To do = Skip the pictures. Reproduce all other material exactly.

Supplied data =
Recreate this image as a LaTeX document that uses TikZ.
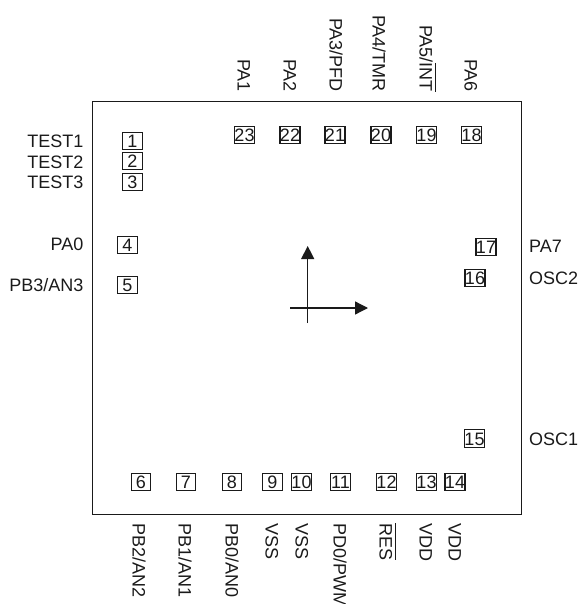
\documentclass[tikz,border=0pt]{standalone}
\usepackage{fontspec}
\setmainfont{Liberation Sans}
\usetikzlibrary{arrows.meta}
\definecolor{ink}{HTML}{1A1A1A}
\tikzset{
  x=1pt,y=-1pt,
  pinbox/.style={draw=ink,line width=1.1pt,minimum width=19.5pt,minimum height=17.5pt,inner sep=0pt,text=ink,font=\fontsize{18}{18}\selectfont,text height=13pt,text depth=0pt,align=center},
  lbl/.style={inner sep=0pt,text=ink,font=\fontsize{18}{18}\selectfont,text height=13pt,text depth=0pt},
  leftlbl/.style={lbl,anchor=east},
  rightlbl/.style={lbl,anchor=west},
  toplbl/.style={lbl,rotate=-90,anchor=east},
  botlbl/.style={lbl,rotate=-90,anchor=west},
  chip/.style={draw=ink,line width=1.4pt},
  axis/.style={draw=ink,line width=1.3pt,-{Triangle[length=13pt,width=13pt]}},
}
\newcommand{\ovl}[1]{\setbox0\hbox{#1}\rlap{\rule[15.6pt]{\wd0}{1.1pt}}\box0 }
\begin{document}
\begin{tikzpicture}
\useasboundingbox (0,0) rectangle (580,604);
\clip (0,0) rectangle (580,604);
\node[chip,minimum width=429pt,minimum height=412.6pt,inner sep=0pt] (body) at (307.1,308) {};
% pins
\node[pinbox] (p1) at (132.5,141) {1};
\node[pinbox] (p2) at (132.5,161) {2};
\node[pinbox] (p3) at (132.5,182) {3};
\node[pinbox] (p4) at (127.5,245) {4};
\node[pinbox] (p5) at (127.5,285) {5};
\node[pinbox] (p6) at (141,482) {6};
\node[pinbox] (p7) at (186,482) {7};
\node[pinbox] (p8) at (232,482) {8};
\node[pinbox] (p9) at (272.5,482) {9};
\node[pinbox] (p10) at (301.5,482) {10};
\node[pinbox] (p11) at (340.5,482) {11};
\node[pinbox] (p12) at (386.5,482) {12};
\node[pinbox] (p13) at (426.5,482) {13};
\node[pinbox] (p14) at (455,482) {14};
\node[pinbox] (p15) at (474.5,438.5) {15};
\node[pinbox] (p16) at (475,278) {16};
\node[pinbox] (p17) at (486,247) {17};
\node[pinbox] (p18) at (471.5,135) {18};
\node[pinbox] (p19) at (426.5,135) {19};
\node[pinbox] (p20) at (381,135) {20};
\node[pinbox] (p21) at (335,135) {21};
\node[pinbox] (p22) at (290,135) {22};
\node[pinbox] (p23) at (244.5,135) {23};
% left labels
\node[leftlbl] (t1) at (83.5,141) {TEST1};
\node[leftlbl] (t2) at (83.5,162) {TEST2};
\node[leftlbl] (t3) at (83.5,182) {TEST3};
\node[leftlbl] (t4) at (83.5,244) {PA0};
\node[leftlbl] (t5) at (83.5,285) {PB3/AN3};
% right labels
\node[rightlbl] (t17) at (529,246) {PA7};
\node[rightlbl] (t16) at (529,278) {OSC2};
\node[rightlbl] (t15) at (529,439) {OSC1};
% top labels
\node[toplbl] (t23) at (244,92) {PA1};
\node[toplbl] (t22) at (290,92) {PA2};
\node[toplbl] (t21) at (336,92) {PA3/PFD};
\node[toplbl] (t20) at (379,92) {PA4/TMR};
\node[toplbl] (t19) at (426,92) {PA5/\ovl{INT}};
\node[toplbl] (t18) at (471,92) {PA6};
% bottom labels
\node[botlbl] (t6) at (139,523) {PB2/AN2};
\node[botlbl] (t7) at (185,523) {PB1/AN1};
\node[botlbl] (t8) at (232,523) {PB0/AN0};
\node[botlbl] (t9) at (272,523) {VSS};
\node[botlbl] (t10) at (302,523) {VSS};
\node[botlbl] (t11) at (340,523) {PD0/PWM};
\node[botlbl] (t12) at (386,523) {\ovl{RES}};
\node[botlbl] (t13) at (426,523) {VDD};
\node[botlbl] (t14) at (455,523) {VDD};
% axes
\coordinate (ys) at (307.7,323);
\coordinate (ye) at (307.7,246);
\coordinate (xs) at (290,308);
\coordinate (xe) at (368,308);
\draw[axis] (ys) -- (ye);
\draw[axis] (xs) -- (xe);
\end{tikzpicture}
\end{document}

Output below =
Recreate this image as a LaTeX document that uses TikZ.
\documentclass[tikz,border=0pt]{standalone}
\usepackage{fontspec}
\setmainfont{Liberation Sans}
\usetikzlibrary{arrows.meta}
\definecolor{ink}{HTML}{1A1A1A}
\tikzset{
  x=1pt,y=-1pt,
  pinbox/.style={draw=ink,line width=1.1pt,minimum width=19.5pt,minimum height=17.5pt,inner sep=0pt,text=ink,font=\fontsize{18}{18}\selectfont,text height=13pt,text depth=0pt,align=center},
  lbl/.style={inner sep=0pt,text=ink,font=\fontsize{18}{18}\selectfont,text height=13pt,text depth=0pt},
  leftlbl/.style={lbl,anchor=east},
  rightlbl/.style={lbl,anchor=west},
  toplbl/.style={lbl,rotate=-90,anchor=east},
  botlbl/.style={lbl,rotate=-90,anchor=west},
  chip/.style={draw=ink,line width=1.4pt},
  axis/.style={draw=ink,line width=1.3pt,-{Triangle[length=13pt,width=13pt]}},
}
\newcommand{\ovl}[1]{\setbox0\hbox{#1}\rlap{\rule[15.6pt]{\wd0}{1.1pt}}\box0 }
\begin{document}
\begin{tikzpicture}
\useasboundingbox (0,0) rectangle (580,604);
\clip (0,0) rectangle (580,604);
\node[chip,minimum width=429pt,minimum height=412.6pt,inner sep=0pt] (body) at (307.1,308) {};
% pins
\node[pinbox] (p1) at (132.5,141) {1};
\node[pinbox] (p2) at (132.5,161) {2};
\node[pinbox] (p3) at (132.5,182) {3};
\node[pinbox] (p4) at (127.5,245) {4};
\node[pinbox] (p5) at (127.5,285) {5};
\node[pinbox] (p6) at (141,482) {6};
\node[pinbox] (p7) at (186,482) {7};
\node[pinbox] (p8) at (232,482) {8};
\node[pinbox] (p9) at (272.5,482) {9};
\node[pinbox] (p10) at (301.5,482) {10};
\node[pinbox] (p11) at (340.5,482) {11};
\node[pinbox] (p12) at (386.5,482) {12};
\node[pinbox] (p13) at (426.5,482) {13};
\node[pinbox] (p14) at (455,482) {14};
\node[pinbox] (p15) at (474.5,438.5) {15};
\node[pinbox] (p16) at (475,278) {16};
\node[pinbox] (p17) at (486,247) {17};
\node[pinbox] (p18) at (471.5,135) {18};
\node[pinbox] (p19) at (426.5,135) {19};
\node[pinbox] (p20) at (381,135) {20};
\node[pinbox] (p21) at (335,135) {21};
\node[pinbox] (p22) at (290,135) {22};
\node[pinbox] (p23) at (244.5,135) {23};
% left labels
\node[leftlbl] (t1) at (83.5,141) {TEST1};
\node[leftlbl] (t2) at (83.5,162) {TEST2};
\node[leftlbl] (t3) at (83.5,182) {TEST3};
\node[leftlbl] (t4) at (83.5,244) {PA0};
\node[leftlbl] (t5) at (83.5,285) {PB3/AN3};
% right labels
\node[rightlbl] (t17) at (529,246) {PA7};
\node[rightlbl] (t16) at (529,278) {OSC2};
\node[rightlbl] (t15) at (529,439) {OSC1};
% top labels
\node[toplbl] (t23) at (244,92) {PA1};
\node[toplbl] (t22) at (290,92) {PA2};
\node[toplbl] (t21) at (336,92) {PA3/PFD};
\node[toplbl] (t20) at (379,92) {PA4/TMR};
\node[toplbl] (t19) at (426,92) {PA5/\ovl{INT}};
\node[toplbl] (t18) at (471,92) {PA6};
% bottom labels
\node[botlbl] (t6) at (139,523) {PB2/AN2};
\node[botlbl] (t7) at (185,523) {PB1/AN1};
\node[botlbl] (t8) at (232,523) {PB0/AN0};
\node[botlbl] (t9) at (272,523) {VSS};
\node[botlbl] (t10) at (302,523) {VSS};
\node[botlbl] (t11) at (340,523) {PD0/PWM};
\node[botlbl] (t12) at (386,523) {\ovl{RES}};
\node[botlbl] (t13) at (426,523) {VDD};
\node[botlbl] (t14) at (455,523) {VDD};
% axes
\coordinate (ys) at (307.7,323);
\coordinate (ye) at (307.7,246);
\coordinate (xs) at (290,308);
\coordinate (xe) at (368,308);
\draw[axis] (ys) -- (ye);
\draw[axis] (xs) -- (xe);
\end{tikzpicture}
\end{document}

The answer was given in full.